Now a majority of employees must vote in favour of unionization before a union can be certified, even after a majority of workers have signed union authorization cards. This stipulation is a legacy of Bill 7, passed by the Progressive Conservative government of Mike Harris in 1995.

Wayne Fraser, the director of the United Steelworkers, described Bill 7 at the time as “the most regressive, anti-union and anti-worker labour legislation in Ontario history.”

This anti-union legislation allows employers to run intimidation campaigns leading up to the vote with the intent of weakening employee resolve.
“Mandatory representation votes ignore the realities of the workplace. In order to be democratic, a vote must take place in a setting that is free from coercion and intimidation,” Fraser added. “The suggestion that mandatory certification votes are democratic reveals a wilful blindness to the overwhelming power and control exerted by employers in the workplace.”

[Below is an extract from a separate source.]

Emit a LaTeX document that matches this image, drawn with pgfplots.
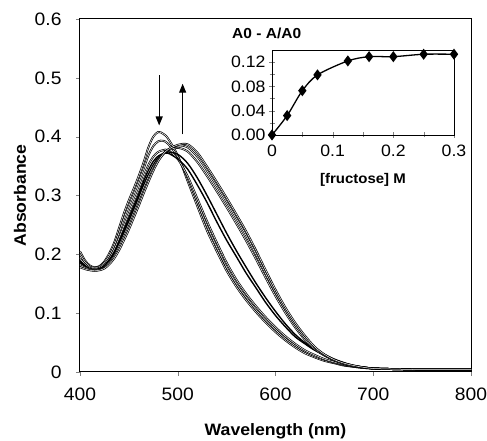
\documentclass[border=0pt]{standalone}
\usepackage{fontspec}
\setmainfont{Liberation Sans}[FakeStretch=1.07]
\usepackage{pgfplots}
\pgfplotsset{compat=1.18}
\usepackage{pgfplotstable}
\usetikzlibrary{arrows.meta,calc}

% absorbance spectra, one column per fructose addition
\pgfplotstableread{
wl   c1    c2    c3    c4    c5    c6    c7    c8
400 0.205 0.200 0.193 0.189 0.186 0.183 0.181 0.178
405 0.190 0.187 0.183 0.181 0.180 0.178 0.177 0.175
410 0.181 0.179 0.177 0.176 0.175 0.175 0.174 0.173
415 0.178 0.177 0.175 0.174 0.174 0.173 0.173 0.172
420 0.180 0.179 0.177 0.176 0.175 0.174 0.174 0.173
425 0.188 0.186 0.183 0.181 0.180 0.178 0.177 0.176
430 0.202 0.198 0.193 0.191 0.189 0.187 0.185 0.183
435 0.220 0.215 0.208 0.204 0.201 0.198 0.196 0.193
440 0.245 0.237 0.228 0.222 0.218 0.215 0.211 0.207
445 0.270 0.261 0.249 0.242 0.238 0.233 0.229 0.224
450 0.292 0.282 0.270 0.262 0.257 0.252 0.247 0.242
455 0.312 0.302 0.290 0.282 0.277 0.272 0.267 0.262
460 0.333 0.323 0.310 0.302 0.297 0.292 0.287 0.282
465 0.356 0.345 0.332 0.324 0.318 0.313 0.307 0.303
470 0.382 0.368 0.352 0.343 0.336 0.332 0.327 0.323
475 0.400 0.384 0.366 0.358 0.352 0.349 0.345 0.342
480 0.408 0.392 0.374 0.367 0.364 0.362 0.360 0.358
485 0.405 0.393 0.377 0.371 0.370 0.371 0.370 0.370
490 0.397 0.388 0.377 0.372 0.374 0.377 0.378 0.378
500 0.368 0.366 0.362 0.362 0.370 0.381 0.385 0.386
510 0.325 0.330 0.333 0.345 0.355 0.375 0.382 0.387
520 0.282 0.289 0.295 0.318 0.330 0.357 0.366 0.373
530 0.240 0.248 0.256 0.288 0.300 0.333 0.342 0.349
540 0.205 0.212 0.220 0.255 0.268 0.307 0.316 0.323
550 0.172 0.178 0.186 0.224 0.236 0.280 0.289 0.296
560 0.145 0.150 0.157 0.196 0.206 0.252 0.261 0.268
570 0.122 0.127 0.133 0.168 0.178 0.223 0.232 0.239
580 0.102 0.106 0.112 0.143 0.151 0.192 0.200 0.207
590 0.084 0.088 0.093 0.118 0.126 0.160 0.167 0.173
600 0.068 0.072 0.076 0.096 0.103 0.129 0.135 0.140
610 0.054 0.057 0.061 0.077 0.082 0.101 0.106 0.110
620 0.042 0.045 0.048 0.060 0.064 0.076 0.080 0.084
630 0.032 0.035 0.037 0.048 0.050 0.055 0.058 0.062
640 0.025 0.027 0.029 0.037 0.039 0.039 0.041 0.043
650 0.019 0.021 0.022 0.029 0.030 0.028 0.029 0.030
660 0.015 0.016 0.017 0.021 0.022 0.020 0.020 0.021
670 0.011 0.012 0.013 0.015 0.016 0.014 0.014 0.015
680 0.009 0.009 0.010 0.011 0.011 0.010 0.010 0.011
690 0.007 0.007 0.008 0.008 0.008 0.008 0.008 0.008
700 0.006 0.006 0.006 0.006 0.006 0.006 0.006 0.006
720 0.005 0.005 0.005 0.005 0.005 0.005 0.005 0.005
750 0.004 0.004 0.004 0.004 0.004 0.004 0.004 0.004
780 0.004 0.004 0.004 0.004 0.004 0.004 0.004 0.004
800 0.004 0.004 0.004 0.004 0.004 0.004 0.004 0.004
}\spectra

\pgfplotstableread{
conc  dA
0     0.000
0.025 0.032
0.05  0.073
0.075 0.099
0.125 0.122
0.16  0.129
0.2   0.129
0.25  0.133
0.3   0.133
}\titration

\begin{document}
\begin{tikzpicture}
  \begin{axis}[
      name=main,
      scale only axis,
      width=391pt,height=353pt,
      xmin=400,xmax=800,ymin=0,ymax=0.6,
      xtick={400,500,600,700,800},
      ytick={0,0.1,0.2,0.3,0.4,0.5,0.6},
      tick align=outside,tick pos=left,
      major tick length=4pt,
      axis line style={line width=1pt},
      /pgf/number format/assume math mode=true,
      tick label style={font=\fontsize{18}{21}\selectfont},
      xticklabel style={yshift=-8pt},
      yticklabel style={xshift=-11pt},
      xlabel={Wavelength (nm)},
      ylabel={Absorbance},
      label style={font=\fontsize{16.5}{20}\selectfont\bfseries},
      xlabel style={at={(axis description cs:0.5,0)},anchor=center,yshift=-59pt},
      ylabel style={at={(axis description cs:0,0.5)},anchor=center,yshift=60pt},
      spec/.style={black,line width=0.7pt,double=white,double distance=0.5pt,smooth},
      spec solid/.style={black,line width=1.4pt,smooth}]
    \addplot[spec] table[x=wl,y=c1]{\spectra};
    \addplot[spec] table[x=wl,y=c2]{\spectra};
    \addplot[spec] table[x=wl,y=c3]{\spectra};
    \addplot[spec solid] table[x=wl,y=c4]{\spectra};
    \addplot[spec solid] table[x=wl,y=c5]{\spectra};
    \addplot[spec] table[x=wl,y=c6]{\spectra};
    \addplot[spec] table[x=wl,y=c7]{\spectra};
    \addplot[spec] table[x=wl,y=c8]{\spectra};
    \draw[-{Triangle[length=9pt,width=7pt]},line width=1.2pt] (axis cs:481,0.504) -- (axis cs:481,0.419);
    \draw[-{Triangle[length=9pt,width=7pt]},line width=1.2pt] (axis cs:505,0.404) -- (axis cs:505,0.490);
  \end{axis}

  \begin{axis}[
      name=inset,
      at={($(main.south west)+(192pt,237pt)$)},anchor=south west,
      scale only axis,
      width=182pt,height=85pt,
      xmin=0,xmax=0.3,ymin=0,ymax=0.14,
      xtick={0,0.1,0.2,0.3},minor xtick={0.05,0.15,0.25},
      ytick={0,0.04,0.08,0.12},minor ytick={0.02,0.06,0.1},
      tick align=center,tick pos=left,
      major tick length=6pt,minor tick length=5pt,
      axis line style={line width=0.8pt},
      /pgf/number format/assume math mode=true,
      tick label style={font=\fontsize{16.5}{20}\selectfont},
      xticklabel style={yshift=-3pt},
      yticklabel style={/pgf/number format/.cd,fixed,fixed zerofill,precision=2},
      xlabel={[fructose] M},
      xlabel style={font=\fontsize{14}{17}\selectfont\bfseries,
        at={(axis description cs:0.5,0)},anchor=center,yshift=-45pt}]
    \addplot[black,line width=1.3pt,smooth,mark=diamond*,mark size=4.5pt]
      table[x=conc,y=dA]{\titration};
  \end{axis}
  \node[anchor=west,font=\fontsize{14.5}{18}\selectfont\bfseries,inner sep=0pt]
    at ($(inset.north west)+(-40pt,17pt)$) {A0 - A/A0};

  \pgfresetboundingbox
  \path ($(main.south west)+(-80pt,-69pt)$) rectangle ($(main.north east)+(16pt,19pt)$);
\end{tikzpicture}
\end{document}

The card-check neutrality agreement between Aramark and HSTU Local 261, an affiliate of the international union UNITE HERE, comes after a visible student campaign in support of food service workers’ right to unionize.

Aramark may also have decided to grant card-check neutrality because of the impending expiration of its contract with Carleton in 2013.

The corporation has also faced concurrent unionization pressures at other locations, including Georgetown University in Washington, DC. At Loyola University in Chicago – where Aramark agreed to remain neutral as the result of a successful campaign led by students, professors, and workers – food service workers recently won a union.

The unionization drive of Aramark workers at Carleton University went public in the spring of 2010, amid concerns over the circulation of intimidating letters from the employer that suggested workers would be fired for attempting to unionize.
A student support campaign quickly formed. Many students, faculty, and workers have since expressed consistent support for food service workers’ right to unionize, by wearing stickers, signing a petition, and writing letters. Campus United, the coalition of campus unions and student associations, called on Carleton President Roseann Runte to ensure that Aramark remain neutral throughout the union drive.

Ryan notes that even after a successful union drive, there is still work to be done.
“There’s the next step of course, which is very difficult, which is getting a first [collective] agreement, so solidarity from other people is still needed.”